Lagarto Community Church Pastor David Donaldson addressed the group and began by saying, “You know the fire we had in April displaced some people from their homes. They have no homes; we have a 90-year-old lady who has no home. We have children who have no home. I am representing a facet of this wonderful Live Oak County community to help get some homes. We have a ministry that has helped us acquire some trailers. This is what my southeast part of the county is all about. It is about faith, hope and love because that is what we saw come together.”

Donaldson said the small trailers are 12’x40’ and have one bedroom with a full-size bed. They also have a pull-out couch with a full-size hide-a-bed and two bunk beds. There’s one bathroom and a kitchen with a full-size oven, refrigerator and dinette. “It’s just a beautiful trailer. I thought it was going to be a ‘plain Jane’ but it was just beautiful. We are able to purchase them for $1,000. That wouldn’t even buy the air conditioner unit that comes with it,” said Donaldson. He went on to describe the larger 14’x64’ trailers. They come with three bedrooms, two baths and they cost $2,000 through Ministry Resource in Stockdale, Texas. “Unfortunately, we are putting the cost on these people who lost everything. We had a little gospel singing gathering and we raised $11,000. That was good but it wasn’t enough because we have 14 displaced families that still need homes.” The total figure for the trailers by themselves is nominal; however the cost to deliver the trailers is $20,000. Cinder blocks are nearly $5,000; utility poles, meter loops and permits are $8,000; septic tanks, caliche, labor, etc., make a grand total of $148,000 needed for the displaced families.
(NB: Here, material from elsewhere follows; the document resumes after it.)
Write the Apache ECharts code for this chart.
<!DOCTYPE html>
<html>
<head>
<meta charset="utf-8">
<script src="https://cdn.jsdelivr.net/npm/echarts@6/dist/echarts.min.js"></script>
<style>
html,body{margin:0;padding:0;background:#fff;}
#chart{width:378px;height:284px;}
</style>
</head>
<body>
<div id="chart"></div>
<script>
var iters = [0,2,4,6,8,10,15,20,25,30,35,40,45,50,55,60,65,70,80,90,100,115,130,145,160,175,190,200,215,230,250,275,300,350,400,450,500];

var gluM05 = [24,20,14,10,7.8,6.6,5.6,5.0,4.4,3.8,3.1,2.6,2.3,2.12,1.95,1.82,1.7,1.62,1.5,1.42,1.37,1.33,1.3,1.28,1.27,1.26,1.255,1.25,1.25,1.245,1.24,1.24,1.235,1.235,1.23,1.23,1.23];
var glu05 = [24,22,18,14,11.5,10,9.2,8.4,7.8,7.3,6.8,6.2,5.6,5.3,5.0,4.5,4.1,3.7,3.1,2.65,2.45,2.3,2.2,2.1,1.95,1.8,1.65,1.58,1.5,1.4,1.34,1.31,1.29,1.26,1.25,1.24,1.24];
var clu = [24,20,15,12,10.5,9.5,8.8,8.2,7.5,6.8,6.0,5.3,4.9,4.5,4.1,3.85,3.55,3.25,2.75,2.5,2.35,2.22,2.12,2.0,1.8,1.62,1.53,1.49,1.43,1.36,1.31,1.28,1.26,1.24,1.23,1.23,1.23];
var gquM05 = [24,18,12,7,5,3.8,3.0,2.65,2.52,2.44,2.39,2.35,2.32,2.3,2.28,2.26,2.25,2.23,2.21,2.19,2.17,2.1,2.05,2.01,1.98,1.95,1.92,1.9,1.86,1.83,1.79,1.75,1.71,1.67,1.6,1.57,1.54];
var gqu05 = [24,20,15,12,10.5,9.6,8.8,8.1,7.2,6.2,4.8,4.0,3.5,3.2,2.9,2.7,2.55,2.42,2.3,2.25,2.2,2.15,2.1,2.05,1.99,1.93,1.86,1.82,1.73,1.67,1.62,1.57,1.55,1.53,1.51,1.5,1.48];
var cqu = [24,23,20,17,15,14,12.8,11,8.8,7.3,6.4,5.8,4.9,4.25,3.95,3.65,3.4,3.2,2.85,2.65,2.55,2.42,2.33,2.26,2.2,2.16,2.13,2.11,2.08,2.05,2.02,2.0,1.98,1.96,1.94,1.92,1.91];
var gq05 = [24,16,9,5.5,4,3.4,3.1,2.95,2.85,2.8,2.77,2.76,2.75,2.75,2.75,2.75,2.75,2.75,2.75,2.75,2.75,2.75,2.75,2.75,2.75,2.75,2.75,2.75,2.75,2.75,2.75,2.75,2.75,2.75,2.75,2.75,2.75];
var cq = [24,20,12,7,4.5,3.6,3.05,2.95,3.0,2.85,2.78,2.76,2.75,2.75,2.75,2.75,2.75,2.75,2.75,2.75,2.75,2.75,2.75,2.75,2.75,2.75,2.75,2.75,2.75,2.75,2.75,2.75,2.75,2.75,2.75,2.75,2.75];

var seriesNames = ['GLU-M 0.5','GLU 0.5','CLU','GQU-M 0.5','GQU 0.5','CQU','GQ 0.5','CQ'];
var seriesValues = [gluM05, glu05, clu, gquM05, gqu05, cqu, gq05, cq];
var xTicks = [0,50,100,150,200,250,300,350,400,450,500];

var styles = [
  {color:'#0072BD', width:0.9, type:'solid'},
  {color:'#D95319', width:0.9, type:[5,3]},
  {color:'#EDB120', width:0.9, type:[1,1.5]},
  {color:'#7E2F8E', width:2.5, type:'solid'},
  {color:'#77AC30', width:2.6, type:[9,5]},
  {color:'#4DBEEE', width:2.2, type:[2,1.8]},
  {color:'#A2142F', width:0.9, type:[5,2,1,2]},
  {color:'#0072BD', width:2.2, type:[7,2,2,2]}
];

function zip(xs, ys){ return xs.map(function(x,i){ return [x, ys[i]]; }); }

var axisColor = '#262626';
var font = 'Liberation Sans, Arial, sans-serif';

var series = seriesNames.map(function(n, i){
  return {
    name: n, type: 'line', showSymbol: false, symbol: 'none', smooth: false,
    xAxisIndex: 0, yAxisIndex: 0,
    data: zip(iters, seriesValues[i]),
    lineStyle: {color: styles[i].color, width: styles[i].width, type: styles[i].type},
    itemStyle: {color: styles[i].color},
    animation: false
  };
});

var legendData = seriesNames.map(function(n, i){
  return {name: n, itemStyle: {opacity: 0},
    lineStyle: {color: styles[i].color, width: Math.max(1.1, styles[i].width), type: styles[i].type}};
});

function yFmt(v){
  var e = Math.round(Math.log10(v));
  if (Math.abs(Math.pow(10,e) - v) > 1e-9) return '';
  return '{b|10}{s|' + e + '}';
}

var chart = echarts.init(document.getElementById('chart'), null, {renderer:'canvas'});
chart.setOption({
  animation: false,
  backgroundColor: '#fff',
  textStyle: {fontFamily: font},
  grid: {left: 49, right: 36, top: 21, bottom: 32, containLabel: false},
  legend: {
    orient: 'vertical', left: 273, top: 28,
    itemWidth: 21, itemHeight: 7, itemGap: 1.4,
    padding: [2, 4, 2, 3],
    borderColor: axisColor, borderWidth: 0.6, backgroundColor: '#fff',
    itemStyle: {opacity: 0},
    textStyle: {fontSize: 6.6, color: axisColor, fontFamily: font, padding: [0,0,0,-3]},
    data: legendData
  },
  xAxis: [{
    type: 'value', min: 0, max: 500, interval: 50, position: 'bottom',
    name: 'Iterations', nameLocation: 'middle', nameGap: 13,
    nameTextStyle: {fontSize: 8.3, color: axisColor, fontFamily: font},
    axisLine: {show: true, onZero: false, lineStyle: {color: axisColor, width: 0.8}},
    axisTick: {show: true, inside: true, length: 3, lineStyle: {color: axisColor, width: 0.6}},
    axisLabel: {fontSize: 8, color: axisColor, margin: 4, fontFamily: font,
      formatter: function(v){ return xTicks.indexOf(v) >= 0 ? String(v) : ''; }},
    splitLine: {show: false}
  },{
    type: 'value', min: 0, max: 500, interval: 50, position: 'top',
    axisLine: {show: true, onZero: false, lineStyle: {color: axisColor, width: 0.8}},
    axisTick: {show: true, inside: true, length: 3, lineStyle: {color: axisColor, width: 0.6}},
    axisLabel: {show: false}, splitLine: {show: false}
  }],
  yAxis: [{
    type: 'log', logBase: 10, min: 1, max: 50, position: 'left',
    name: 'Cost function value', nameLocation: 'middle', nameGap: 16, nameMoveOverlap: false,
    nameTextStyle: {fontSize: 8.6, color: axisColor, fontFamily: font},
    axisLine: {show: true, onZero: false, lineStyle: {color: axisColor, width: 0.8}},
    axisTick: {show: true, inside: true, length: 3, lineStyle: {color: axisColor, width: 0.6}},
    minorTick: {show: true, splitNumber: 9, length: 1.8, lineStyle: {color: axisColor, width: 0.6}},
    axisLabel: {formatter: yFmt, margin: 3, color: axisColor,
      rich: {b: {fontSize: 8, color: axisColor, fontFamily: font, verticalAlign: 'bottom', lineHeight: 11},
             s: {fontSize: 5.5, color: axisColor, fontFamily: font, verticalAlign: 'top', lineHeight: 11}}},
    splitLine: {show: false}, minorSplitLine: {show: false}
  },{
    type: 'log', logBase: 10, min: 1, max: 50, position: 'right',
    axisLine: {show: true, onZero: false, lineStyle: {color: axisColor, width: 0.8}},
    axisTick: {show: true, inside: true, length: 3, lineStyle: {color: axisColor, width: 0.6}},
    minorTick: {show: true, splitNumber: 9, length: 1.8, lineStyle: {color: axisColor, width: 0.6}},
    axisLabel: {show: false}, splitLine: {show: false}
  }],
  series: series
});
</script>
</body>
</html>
After Donaldson presented the gathering with the total costs, Live Oak Outreach President Jo-Ann Thoms said she wanted to appoint a committee to act as a liaison between the Lagarto community and the Outreach. “And on that committee, I would like to appoint Sue Dobie, John Ed Holland, Brother Doug Hinchcliff and Brother Pat Traxler. When you decide we will see if we can honor that,” said Thoms. However, Outreach Treasurer Sue Dobie spoke up and said, “Well, what I am looking at right now, we could probably do something right away. We could fund two displaced families for around $17,000 and then we could see how it goes. Then we can have the committee for an ongoing assessment of this.” Dobie made a motion that Outreach donate $17,000 to the Lagarto VFD Relief Fund, but changed it to $18,000 because of the price of insurance. The motion was seconded by Pastor Hinchcliff. Then he made a motion to have half of the money they donate come from the United Way fund and the other half come from the operating fund. The motion carried.

Rev. Hinchcliff challenges minutes as read

In other Outreach news, Hinchcliff challenged the minutes as read with reference to members-at-large. “What I understood was that members-at-large had already been seated. They were already on the board and had been seated at the first meeting. And what happened after the first meeting was the question was were we going to change the bylaws in the future.”
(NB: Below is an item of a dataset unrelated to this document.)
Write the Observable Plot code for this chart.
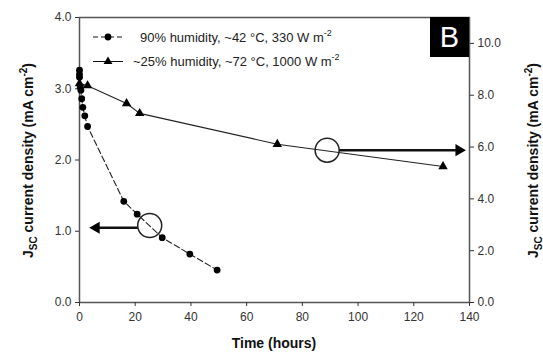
<!DOCTYPE html>
<html>
<head>
<meta charset="utf-8">
<script src="https://cdn.jsdelivr.net/npm/d3@7"></script>
<script src="https://cdn.jsdelivr.net/npm/@observablehq/plot@0.6"></script>
<style>
  html, body { margin: 0; padding: 0; background: #fff; }
  svg { font-family: "Liberation Sans", Arial, sans-serif; }
</style>
</head>
<body>
<div id="chart"></div>
<script>
// ---- Data ----
// Series 1: 90% humidity, ~42 °C, 330 W m-2 (left axis, mA cm-2)
const humidTime = [0, 0, 0, 0.3, 0.5, 0.8, 1.2, 1.9, 2.9, 15.9, 20.7, 29.7, 39.6, 49.4];
const humidJsc  = [3.26, 3.20, 3.16, 3.02, 2.98, 2.86, 2.74, 2.62, 2.47, 1.42, 1.24, 0.91, 0.68, 0.455];
// Series 2: ~25% humidity, ~72 °C, 1000 W m-2 (right axis, mA cm-2)
const dryTime = [0, 2.9, 16.9, 21.6, 71.0, 130.5];
const dryJsc  = [8.45, 8.37, 7.68, 7.30, 6.11, 5.25];

const xTicks = [0, 20, 40, 60, 80, 100, 120, 140];
const leftTicks = [0, 1, 2, 3, 4];
const rightTicks = [0, 2, 4, 6, 8, 10];
const leftMax = 4, rightMax = 11;

const legendLabels = ["90% humidity, ~42 \u00B0C, 330 W m", "~25% humidity, ~72 \u00B0C, 1000 W m"];
const panelLabel = "B";

// Annotation: circles marking each series and arrows pointing to its axis
const markerCircles = [{t: 25.2, v: 1.08}, {t: 88.9, v: 5.88 * leftMax / rightMax}];
const markerArrows = [
  {t1: 20.9, t2: 6.0, v: 1.05, dir: "left"},
  {t1: 93.2, t2: 136.2, v: 5.88 * leftMax / rightMax, dir: "right"}
];

const toLeft = r => r * leftMax / rightMax;
const humid = humidTime.map((t, i) => ({t, v: humidJsc[i]}));
const dry = dryTime.map((t, i) => ({t, v: toLeft(dryJsc[i])}));

function decorations(index, scales, values, dimensions) {
  const {width, height, marginLeft, marginRight, marginTop, marginBottom} = dimensions;
  const g = d3.create("svg:g").attr("text-anchor", "start");
  const right = width - marginRight;
  // Panel "B" box
  g.append("rect").attr("x", right - 39).attr("y", marginTop).attr("width", 39).attr("height", 40).attr("fill", "#000");
  g.append("text").attr("x", right - 19.5).attr("y", marginTop + 30).attr("text-anchor", "middle")
    .attr("fill", "#fff").attr("font-size", 29).text(panelLabel);
  // Legend
  const rows = [{y: 37, dash: "5,3", sym: d3.symbolCircle, tx: 140}, {y: 61.5, dash: null, sym: d3.symbolTriangle, tx: 133}];
  rows.forEach((r, i) => {
    const ln = g.append("line").attr("x1", 93).attr("x2", 123).attr("y1", r.y).attr("y2", r.y)
      .attr("stroke", "#111").attr("stroke-width", 1);
    if (r.dash) ln.attr("stroke-dasharray", r.dash);
    g.append("path").attr("transform", `translate(108,${r.y})`)
      .attr("d", d3.symbol(r.sym, i === 0 ? 36 : 34)()).attr("fill", "#000");
    const t = g.append("text").attr("x", r.tx).attr("y", r.y + 4.5).attr("font-size", 13)
      .attr("fill", "#222").attr("text-anchor", "start");
    t.append("tspan").text(legendLabels[i]);
    t.append("tspan").attr("dy", -6).attr("font-size", 9).text("-2");
  });
  // Axis titles
  const yMid = marginTop + (height - marginTop - marginBottom) / 2 + 1;
  function yTitle(x) {
    const t = g.append("text").attr("transform", `translate(${x},${yMid}) rotate(-90)`)
      .attr("text-anchor", "middle").attr("font-size", 14).attr("font-weight", "bold").attr("fill", "#111");
    t.append("tspan").text("J");
    t.append("tspan").attr("dy", 4).attr("font-size", 10).text("SC");
    t.append("tspan").attr("dy", -4).text(" current density (mA cm");
    t.append("tspan").attr("dy", -6).attr("font-size", 10).text("-2");
    t.append("tspan").attr("dy", 6).text(")");
  }
  yTitle(33);
  yTitle(538);
  g.append("text").attr("x", marginLeft + (width - marginLeft - marginRight) / 2).attr("y", height - 5)
    .attr("text-anchor", "middle").attr("font-size", 14).attr("font-weight", "bold").attr("fill", "#111")
    .text("Time (hours)");
  return g.node();
}

const chart = Plot.plot({
  width: 543,
  height: 353,
  marginLeft: 79,
  marginRight: 74,
  marginTop: 17,
  marginBottom: 51,
  style: {fontFamily: "Liberation Sans, Arial, sans-serif", fontSize: "12px", color: "#333"},
  x: {domain: [0, 140], ticks: xTicks},
  y: {domain: [0, leftMax]},
  marks: [
    Plot.frame({stroke: "#555", strokeWidth: 1.5}),
    Plot.axisX({ticks: xTicks, tickSize: 4, tickPadding: 6, label: null, fontSize: 12}),
    Plot.axisY({ticks: leftTicks, tickSize: 4, tickPadding: 4, tickFormat: d3.format(".1f"), label: null, fontSize: 12}),
    Plot.axisY({anchor: "right", ticks: rightTicks.map(toLeft), tickSize: 4, tickPadding: 4,
      tickFormat: v => (v * rightMax / leftMax).toFixed(1), label: null, fontSize: 12}),
    Plot.line(humid, {x: "t", y: "v", stroke: "#222", strokeWidth: 1.1, strokeDasharray: "6,3"}),
    Plot.dot(humid, {x: "t", y: "v", r: 3.4, fill: "#000"}),
    Plot.line(dry, {x: "t", y: "v", stroke: "#222", strokeWidth: 1.1}),
    Plot.dot(dry, {x: "t", y: "v", symbol: "triangle", r: 3.5, fill: "#000"}),
    Plot.dot(markerCircles, {x: "t", y: "v", r: 12, stroke: "#222", strokeWidth: 1.5, fill: "none"}),
    Plot.link(markerArrows, {x1: "t1", x2: "t2", y1: "v", y2: "v", stroke: "#111", strokeWidth: 2.5}),
    Plot.dot(markerArrows.filter(d => d.dir === "left"), {x: "t2", y: "v", symbol: "triangle", r: 4.5, fill: "#000", rotate: -90}),
    Plot.dot(markerArrows.filter(d => d.dir === "right"), {x: "t2", y: "v", symbol: "triangle", r: 4.5, fill: "#000", rotate: 90}),
    decorations
  ]
});
document.getElementById("chart").appendChild(chart);
</script>
</body>
</html>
Thoms asked that Holland read a statement from Brother Randy Samuels and Brother Pat Traxler with reference to unseating the two representatives from George West and the representative from Three Rivers. Then Dobie said, “I think what we said was the people from George West and Three Rivers were appointed by George West and Three Rivers and they were not members-at-large they were members from each of communities and the representatives of the community appointed them.”

“They were seated,” confirmed Hinchcliff.

“Yes, they were seated,” replied Dobie. “But not as members-at-large but as members from those two communities that had appointed them. And we discussed who should appoint them,” continued Dobie.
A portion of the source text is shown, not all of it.